The migration crisis has also led to greater friction between Schengen members and their non-Schengen neighbors. The recent dispute between France and the United Kingdom (which is not a member of the Schengen zone) over immigrants trying to cross the English Channel at the French port of Calais was perhaps the most visible example of the growing tension, but the situation also led Hungary to build a fence at its border with Serbia and issue threats to militarize the border.
Rising Migration and Schengen Agreement’s Shortcomings
The European Union is dealing with two overlapping problems. The first is its struggle to come upwith a new immigration policy. Between September and December, EU members will hold a number of meetings and summits to reform the bloc’s immigration rules. Germany, a country that only a few months ago was reluctant to change the Dublin regulations (according to which asylum requests should be processed in the country of a migrant’s first entry) is now leading the push for a change. Germany expects to receive some 800,000 asylum seekers this year; meanwhile, attacks against immigrant shelters in Germany are spiking.
Berlin’s proposals include the creation of a common list of countries considered safe, which means their nationals, in principle, should not be allowed to request asylum in the European Union. This list would largely include countries in the Western Balkans, such as Albania and Macedonia, which are not experiencing a civil war or any particularly serious humanitarian crisis that would justify a request for asylum. Germany’s second proposal is the allocation of more funds and staff to centers in Greece and Italy to identify immigrants and process their applications. Finally, Berlin will also push for a proportional distribution of migrants across the European Union.
Each of these points is highly contentious. Asylum requests are a case-by-case issue, and it often takes a long time for authorities to determine who is truly seeking asylum and who is an economic migrant. Deportation will also remain problematic, since most countries in Mediterranean Europe lack the financial and human resources to expel illegal immigrants. In addition, Mediterranean countries are unlikely to simply accept the construction of larger immigration centers within their territory without a clear system to redistribute immigrants across the Continent. Several Central and Eastern European nations opposed a recent plan by the European Commission to introduce mandatory quotas of immigrants, and that opposition is not likely to end.

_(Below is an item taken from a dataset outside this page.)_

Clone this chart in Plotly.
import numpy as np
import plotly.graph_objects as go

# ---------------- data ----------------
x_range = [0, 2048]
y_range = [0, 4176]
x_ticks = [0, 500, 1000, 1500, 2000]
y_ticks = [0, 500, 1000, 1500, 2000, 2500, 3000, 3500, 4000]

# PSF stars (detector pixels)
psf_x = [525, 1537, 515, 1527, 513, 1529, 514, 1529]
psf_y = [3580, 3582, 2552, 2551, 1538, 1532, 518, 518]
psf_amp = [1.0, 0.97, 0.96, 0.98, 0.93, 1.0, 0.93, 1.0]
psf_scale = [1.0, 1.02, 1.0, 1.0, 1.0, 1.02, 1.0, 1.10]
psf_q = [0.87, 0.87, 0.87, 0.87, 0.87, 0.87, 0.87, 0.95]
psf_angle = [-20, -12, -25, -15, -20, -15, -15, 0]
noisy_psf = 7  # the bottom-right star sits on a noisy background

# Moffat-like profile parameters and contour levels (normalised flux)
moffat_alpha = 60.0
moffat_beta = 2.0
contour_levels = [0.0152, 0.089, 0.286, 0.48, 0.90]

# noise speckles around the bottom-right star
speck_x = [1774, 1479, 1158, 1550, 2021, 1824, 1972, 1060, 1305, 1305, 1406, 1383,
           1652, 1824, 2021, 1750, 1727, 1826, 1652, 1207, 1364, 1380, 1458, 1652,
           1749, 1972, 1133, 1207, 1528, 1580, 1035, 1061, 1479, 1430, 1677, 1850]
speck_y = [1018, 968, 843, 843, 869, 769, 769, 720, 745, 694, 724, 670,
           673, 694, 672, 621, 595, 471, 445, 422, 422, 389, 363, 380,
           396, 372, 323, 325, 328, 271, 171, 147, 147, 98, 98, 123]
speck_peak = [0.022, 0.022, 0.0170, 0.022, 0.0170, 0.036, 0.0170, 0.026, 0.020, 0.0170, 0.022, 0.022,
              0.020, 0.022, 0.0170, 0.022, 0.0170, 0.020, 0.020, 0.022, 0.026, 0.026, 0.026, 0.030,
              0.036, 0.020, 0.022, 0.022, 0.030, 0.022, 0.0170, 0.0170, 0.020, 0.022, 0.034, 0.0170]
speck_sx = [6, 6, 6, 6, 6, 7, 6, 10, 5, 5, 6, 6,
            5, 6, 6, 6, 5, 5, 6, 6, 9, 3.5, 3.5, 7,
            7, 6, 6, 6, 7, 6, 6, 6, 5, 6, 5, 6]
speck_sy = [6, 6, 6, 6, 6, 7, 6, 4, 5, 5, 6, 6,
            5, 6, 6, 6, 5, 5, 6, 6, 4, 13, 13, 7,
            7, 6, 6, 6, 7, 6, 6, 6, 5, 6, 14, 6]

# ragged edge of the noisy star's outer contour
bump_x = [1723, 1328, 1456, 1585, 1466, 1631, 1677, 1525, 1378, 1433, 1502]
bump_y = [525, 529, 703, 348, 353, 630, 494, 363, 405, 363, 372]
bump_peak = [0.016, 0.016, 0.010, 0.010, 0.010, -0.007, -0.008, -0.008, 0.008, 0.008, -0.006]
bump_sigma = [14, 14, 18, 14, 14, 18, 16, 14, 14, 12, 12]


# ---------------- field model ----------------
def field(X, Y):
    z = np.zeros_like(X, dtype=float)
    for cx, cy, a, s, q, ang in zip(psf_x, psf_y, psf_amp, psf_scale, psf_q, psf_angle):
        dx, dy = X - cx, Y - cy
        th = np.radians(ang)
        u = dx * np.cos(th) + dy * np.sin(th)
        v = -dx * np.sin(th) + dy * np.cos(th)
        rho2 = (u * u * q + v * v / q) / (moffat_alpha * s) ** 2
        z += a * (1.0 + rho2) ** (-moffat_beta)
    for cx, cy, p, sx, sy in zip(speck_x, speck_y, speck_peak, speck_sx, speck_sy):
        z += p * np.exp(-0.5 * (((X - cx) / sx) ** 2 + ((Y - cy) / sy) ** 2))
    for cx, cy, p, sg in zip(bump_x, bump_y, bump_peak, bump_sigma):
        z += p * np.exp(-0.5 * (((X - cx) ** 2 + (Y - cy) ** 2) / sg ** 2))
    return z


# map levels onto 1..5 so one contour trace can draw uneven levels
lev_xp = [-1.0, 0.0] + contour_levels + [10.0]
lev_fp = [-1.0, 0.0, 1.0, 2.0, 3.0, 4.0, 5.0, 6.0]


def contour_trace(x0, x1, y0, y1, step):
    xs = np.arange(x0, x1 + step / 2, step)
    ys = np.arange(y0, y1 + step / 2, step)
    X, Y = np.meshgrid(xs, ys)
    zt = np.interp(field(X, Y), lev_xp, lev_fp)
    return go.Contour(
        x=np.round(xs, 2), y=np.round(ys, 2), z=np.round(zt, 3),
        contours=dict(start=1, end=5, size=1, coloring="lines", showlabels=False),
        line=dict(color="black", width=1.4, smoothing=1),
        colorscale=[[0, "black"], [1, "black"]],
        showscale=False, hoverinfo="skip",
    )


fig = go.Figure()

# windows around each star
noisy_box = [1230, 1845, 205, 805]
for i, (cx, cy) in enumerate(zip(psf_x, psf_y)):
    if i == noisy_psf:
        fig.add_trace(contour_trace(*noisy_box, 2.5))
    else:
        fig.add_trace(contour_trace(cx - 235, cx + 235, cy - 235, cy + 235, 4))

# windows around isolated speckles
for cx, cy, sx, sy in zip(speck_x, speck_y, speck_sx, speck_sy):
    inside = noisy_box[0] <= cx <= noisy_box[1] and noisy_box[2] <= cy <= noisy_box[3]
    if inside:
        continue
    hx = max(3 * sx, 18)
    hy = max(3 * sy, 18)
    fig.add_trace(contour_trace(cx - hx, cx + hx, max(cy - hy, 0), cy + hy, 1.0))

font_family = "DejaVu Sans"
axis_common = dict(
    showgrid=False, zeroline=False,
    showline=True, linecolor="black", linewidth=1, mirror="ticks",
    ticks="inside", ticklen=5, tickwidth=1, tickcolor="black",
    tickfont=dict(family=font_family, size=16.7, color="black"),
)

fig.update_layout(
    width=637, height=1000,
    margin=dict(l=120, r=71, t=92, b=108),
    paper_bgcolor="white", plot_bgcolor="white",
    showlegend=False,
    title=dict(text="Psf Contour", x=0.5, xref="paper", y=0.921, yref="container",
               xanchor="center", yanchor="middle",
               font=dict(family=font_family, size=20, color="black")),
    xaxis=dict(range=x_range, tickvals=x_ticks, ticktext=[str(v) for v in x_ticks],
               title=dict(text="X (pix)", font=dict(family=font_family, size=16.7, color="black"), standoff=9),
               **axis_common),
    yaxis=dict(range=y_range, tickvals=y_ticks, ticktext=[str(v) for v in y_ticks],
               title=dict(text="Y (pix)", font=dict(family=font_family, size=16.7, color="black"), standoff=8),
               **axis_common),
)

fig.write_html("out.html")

The European Union’s second problem is what exactly to do with the Schengen Agreement. The treaty makes it possible for illegal immigrants to move freely among member states and raises some security questions. Several member states have expressed concern that some of the thousands of migrants arriving in Europe could be terrorists. Recent episodes, such as the attempted attack on a French train in which the attacker obtained weapons in Belgium before trying to kill people on a train going from the Netherlands to France, illustrates the problems linked to the lack of border controls. Although authorities do not have the resources to place every single potential terrorist under surveillance, the lack of border controls eliminates a layer of potential threat detection.
The rise of nationalist parties is also a threat to the Schengen Agreement. In Finland, a nationalist party is already a member of the government coalition, and Euroskeptic and anti-immigration parties are influential in countries such as Denmark, Sweden and Hungary. In France, most opinion polls show that the Euroskeptic National Front will make it to the second round of the presidential election in 2017. All of these parties believe that national immigration laws should be toughened and the Schengen Agreement should be revised, if not abolished.